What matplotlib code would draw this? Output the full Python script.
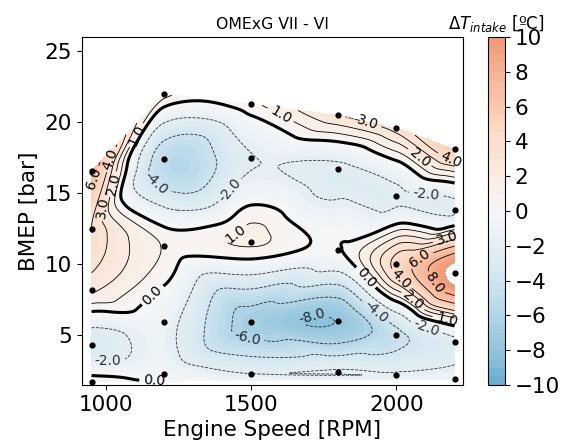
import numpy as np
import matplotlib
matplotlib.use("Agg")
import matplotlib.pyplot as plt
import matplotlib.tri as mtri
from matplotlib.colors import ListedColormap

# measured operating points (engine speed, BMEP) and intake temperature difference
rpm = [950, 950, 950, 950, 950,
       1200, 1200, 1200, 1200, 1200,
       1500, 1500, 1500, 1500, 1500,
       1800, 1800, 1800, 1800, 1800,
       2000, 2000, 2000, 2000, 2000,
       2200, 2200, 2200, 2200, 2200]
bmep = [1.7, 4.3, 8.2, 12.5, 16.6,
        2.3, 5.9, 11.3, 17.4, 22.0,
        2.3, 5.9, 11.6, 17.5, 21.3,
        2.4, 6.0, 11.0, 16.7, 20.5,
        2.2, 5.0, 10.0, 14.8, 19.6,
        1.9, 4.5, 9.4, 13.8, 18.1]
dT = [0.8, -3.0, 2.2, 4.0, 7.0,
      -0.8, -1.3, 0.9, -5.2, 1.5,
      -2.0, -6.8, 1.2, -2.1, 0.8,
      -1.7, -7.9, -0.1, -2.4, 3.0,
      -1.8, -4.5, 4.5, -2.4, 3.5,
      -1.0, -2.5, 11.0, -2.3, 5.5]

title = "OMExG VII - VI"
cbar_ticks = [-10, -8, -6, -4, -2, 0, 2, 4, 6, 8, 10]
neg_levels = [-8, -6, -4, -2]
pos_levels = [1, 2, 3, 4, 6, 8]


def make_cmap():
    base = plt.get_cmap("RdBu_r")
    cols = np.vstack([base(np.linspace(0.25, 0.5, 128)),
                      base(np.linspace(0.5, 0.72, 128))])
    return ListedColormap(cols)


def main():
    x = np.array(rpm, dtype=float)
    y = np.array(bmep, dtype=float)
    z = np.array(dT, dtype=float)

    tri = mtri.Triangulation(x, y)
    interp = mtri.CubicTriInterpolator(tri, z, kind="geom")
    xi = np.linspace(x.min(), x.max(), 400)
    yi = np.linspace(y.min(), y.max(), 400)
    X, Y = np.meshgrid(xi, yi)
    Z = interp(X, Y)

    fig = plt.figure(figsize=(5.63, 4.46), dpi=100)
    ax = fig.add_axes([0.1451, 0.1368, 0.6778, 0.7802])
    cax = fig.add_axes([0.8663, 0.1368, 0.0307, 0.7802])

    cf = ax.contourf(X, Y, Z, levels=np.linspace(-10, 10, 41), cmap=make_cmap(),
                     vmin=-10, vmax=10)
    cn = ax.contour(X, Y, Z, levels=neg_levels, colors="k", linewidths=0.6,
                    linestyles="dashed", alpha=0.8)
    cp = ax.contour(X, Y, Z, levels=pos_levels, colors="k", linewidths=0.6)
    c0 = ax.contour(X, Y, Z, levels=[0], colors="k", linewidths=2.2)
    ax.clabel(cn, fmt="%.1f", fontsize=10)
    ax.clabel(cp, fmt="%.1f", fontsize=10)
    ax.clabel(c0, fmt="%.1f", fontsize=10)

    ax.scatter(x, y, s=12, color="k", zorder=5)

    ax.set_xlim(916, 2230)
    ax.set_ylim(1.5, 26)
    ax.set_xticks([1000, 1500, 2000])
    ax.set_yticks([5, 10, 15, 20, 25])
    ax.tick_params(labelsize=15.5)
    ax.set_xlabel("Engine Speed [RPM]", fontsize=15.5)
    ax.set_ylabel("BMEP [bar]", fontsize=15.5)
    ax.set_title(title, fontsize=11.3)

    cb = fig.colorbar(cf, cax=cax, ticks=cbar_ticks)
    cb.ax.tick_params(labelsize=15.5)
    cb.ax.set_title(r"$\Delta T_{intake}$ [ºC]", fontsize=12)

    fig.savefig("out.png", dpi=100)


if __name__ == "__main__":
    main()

===============

→ Requirements:
Could the lines from the top of the material through the line with "from matplotlib.colors import ListedColormap" be repeated exactly, pictures left out?

→ Written solution:
What matplotlib code would draw this? Output the full Python script.
import numpy as np
import matplotlib
matplotlib.use("Agg")
import matplotlib.pyplot as plt
import matplotlib.tri as mtri
from matplotlib.colors import ListedColormap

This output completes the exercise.